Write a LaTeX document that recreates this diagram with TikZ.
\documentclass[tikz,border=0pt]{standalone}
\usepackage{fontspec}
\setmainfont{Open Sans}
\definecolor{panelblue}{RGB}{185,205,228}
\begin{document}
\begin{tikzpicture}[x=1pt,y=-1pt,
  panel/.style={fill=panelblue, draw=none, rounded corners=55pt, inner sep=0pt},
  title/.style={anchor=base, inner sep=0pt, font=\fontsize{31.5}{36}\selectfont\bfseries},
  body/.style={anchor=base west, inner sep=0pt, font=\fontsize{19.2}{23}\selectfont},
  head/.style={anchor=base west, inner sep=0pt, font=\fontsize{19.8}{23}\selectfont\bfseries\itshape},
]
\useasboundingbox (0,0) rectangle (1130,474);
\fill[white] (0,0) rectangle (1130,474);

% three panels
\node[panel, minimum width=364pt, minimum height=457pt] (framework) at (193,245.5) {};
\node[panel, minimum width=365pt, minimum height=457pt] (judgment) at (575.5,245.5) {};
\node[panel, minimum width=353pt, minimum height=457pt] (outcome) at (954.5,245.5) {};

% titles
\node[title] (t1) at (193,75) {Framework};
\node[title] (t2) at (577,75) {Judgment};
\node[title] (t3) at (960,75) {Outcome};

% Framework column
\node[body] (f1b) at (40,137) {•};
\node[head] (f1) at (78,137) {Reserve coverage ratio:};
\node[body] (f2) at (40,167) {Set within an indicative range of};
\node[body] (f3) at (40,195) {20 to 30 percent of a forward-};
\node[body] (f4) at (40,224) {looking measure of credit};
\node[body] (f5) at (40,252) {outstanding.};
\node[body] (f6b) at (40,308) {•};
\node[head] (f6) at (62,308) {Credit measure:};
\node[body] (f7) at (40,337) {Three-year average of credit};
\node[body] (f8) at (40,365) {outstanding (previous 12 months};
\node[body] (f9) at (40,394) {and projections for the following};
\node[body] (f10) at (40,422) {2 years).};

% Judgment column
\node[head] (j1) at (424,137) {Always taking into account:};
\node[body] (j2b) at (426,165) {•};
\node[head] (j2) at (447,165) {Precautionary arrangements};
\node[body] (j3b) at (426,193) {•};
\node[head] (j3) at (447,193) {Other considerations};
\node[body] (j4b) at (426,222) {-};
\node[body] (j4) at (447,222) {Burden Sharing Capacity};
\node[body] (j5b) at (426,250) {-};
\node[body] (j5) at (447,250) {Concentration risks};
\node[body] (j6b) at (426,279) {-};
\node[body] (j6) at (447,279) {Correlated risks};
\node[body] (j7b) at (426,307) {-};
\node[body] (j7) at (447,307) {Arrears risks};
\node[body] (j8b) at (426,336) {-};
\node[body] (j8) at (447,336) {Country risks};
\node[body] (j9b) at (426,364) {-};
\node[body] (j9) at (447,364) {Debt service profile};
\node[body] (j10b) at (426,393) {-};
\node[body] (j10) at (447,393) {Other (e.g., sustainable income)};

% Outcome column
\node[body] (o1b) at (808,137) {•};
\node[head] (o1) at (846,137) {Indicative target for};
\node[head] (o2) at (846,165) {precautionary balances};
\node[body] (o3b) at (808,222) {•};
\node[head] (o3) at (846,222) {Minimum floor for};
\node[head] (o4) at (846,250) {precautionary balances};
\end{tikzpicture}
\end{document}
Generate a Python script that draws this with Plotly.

Task prompt
Copy out each line exactly as written.

Right answer
Write a LaTeX document that recreates this diagram with TikZ.
\documentclass[tikz,border=0pt]{standalone}
\usepackage{fontspec}
\setmainfont{Open Sans}
\definecolor{panelblue}{RGB}{185,205,228}
\begin{document}
\begin{tikzpicture}[x=1pt,y=-1pt,
  panel/.style={fill=panelblue, draw=none, rounded corners=55pt, inner sep=0pt},
  title/.style={anchor=base, inner sep=0pt, font=\fontsize{31.5}{36}\selectfont\bfseries},
  body/.style={anchor=base west, inner sep=0pt, font=\fontsize{19.2}{23}\selectfont},
  head/.style={anchor=base west, inner sep=0pt, font=\fontsize{19.8}{23}\selectfont\bfseries\itshape},
]
\useasboundingbox (0,0) rectangle (1130,474);
\fill[white] (0,0) rectangle (1130,474);

% three panels
\node[panel, minimum width=364pt, minimum height=457pt] (framework) at (193,245.5) {};
\node[panel, minimum width=365pt, minimum height=457pt] (judgment) at (575.5,245.5) {};
\node[panel, minimum width=353pt, minimum height=457pt] (outcome) at (954.5,245.5) {};

% titles
\node[title] (t1) at (193,75) {Framework};
\node[title] (t2) at (577,75) {Judgment};
\node[title] (t3) at (960,75) {Outcome};

% Framework column
\node[body] (f1b) at (40,137) {•};
\node[head] (f1) at (78,137) {Reserve coverage ratio:};
\node[body] (f2) at (40,167) {Set within an indicative range of};
\node[body] (f3) at (40,195) {20 to 30 percent of a forward-};
\node[body] (f4) at (40,224) {looking measure of credit};
\node[body] (f5) at (40,252) {outstanding.};
\node[body] (f6b) at (40,308) {•};
\node[head] (f6) at (62,308) {Credit measure:};
\node[body] (f7) at (40,337) {Three-year average of credit};
\node[body] (f8) at (40,365) {outstanding (previous 12 months};
\node[body] (f9) at (40,394) {and projections for the following};
\node[body] (f10) at (40,422) {2 years).};

% Judgment column
\node[head] (j1) at (424,137) {Always taking into account:};
\node[body] (j2b) at (426,165) {•};
\node[head] (j2) at (447,165) {Precautionary arrangements};
\node[body] (j3b) at (426,193) {•};
\node[head] (j3) at (447,193) {Other considerations};
\node[body] (j4b) at (426,222) {-};
\node[body] (j4) at (447,222) {Burden Sharing Capacity};
\node[body] (j5b) at (426,250) {-};
\node[body] (j5) at (447,250) {Concentration risks};
\node[body] (j6b) at (426,279) {-};
\node[body] (j6) at (447,279) {Correlated risks};
\node[body] (j7b) at (426,307) {-};
\node[body] (j7) at (447,307) {Arrears risks};
\node[body] (j8b) at (426,336) {-};
\node[body] (j8) at (447,336) {Country risks};
\node[body] (j9b) at (426,364) {-};
\node[body] (j9) at (447,364) {Debt service profile};
\node[body] (j10b) at (426,393) {-};
\node[body] (j10) at (447,393) {Other (e.g., sustainable income)};

% Outcome column
\node[body] (o1b) at (808,137) {•};
\node[head] (o1) at (846,137) {Indicative target for};
\node[head] (o2) at (846,165) {precautionary balances};
\node[body] (o3b) at (808,222) {•};
\node[head] (o3) at (846,222) {Minimum floor for};
\node[head] (o4) at (846,250) {precautionary balances};
\end{tikzpicture}
\end{document}
Generate a Python script that draws this with Plotly.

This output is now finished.